Press release: New Zealand Climate Science Coalition
The potential credibility and standing of the Climate Change Commission announced by Minister James Shaw has been fatally undermined by the inclusion of four full-time climate change careerists and campaigners, according to the New Zealand Climate Science Coalition.
“The statutory role of the Commission is to provide independent evidence-based advice on those long-term policies which will most effectively abate emissions and promote adaptation. Its key role is to budget emissions abatement to tolerable levels of economic pain,” said Coalition Chairman Barry Brill.
“In recruiting candidates, the Ministry for the Environment declared it was ‘looking for exceptional governance leaders’ and needed ‘the best quality talent’. It noted that the Commission ‘will have a significant role in guiding Aotearoa New Zealand’s economic transition towards a low emissions economy.’
“These four activists, all of whom are very far from being ‘governance leaders’, know nothing at all about economic transitions:
“Catherine Leining cannot possibly be seen as independent. An ex-employee of the Ministry who helped design the ETS, and acted as a UN climate negotiator, she proudly declares that she ‘has been trained as a Climate Leader under The Climate Reality Project launched by Al Gore’.
“Harry Clark is no less independent. As the Government-appointed director of the New Zealand Agricultural Greenhouse Gas Research Centre, he is at the centre of the many arguments dividing Minister Shaw’s position from that of the farming community.
“James Renwick is New Zealand’s most outspoken climate change activist – well known as the go-to guy when the media need a quote from a climate zealot.
“Judy Lawrence is an academic working under Renwick, who could scarcely be less independent of the Government. She is currently the Ministry’s appointee on the IPCC as well as being the co-author of Ministry guidebooks.
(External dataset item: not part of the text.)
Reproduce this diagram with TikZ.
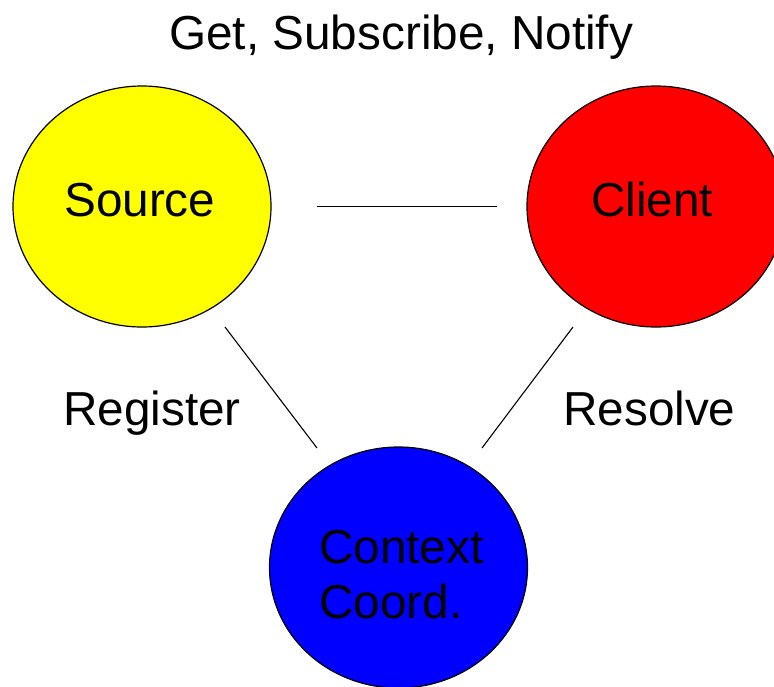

“The rationale for having a Commission is that it could do what the Government’s existing resources cannot. It could make authoritative and acceptable decisions in difficult politicised areas. It could give fair hearings to competing experts and display the wisdom of Solomon. It could provide leadership when hard choices are made involving economic upheaval and financial distress.
“This Commission can deliver none of those benefits. It will be seen for what it is – the same old Ministry in a mask. Or the Green Party with an extended term,” said Mr Brill.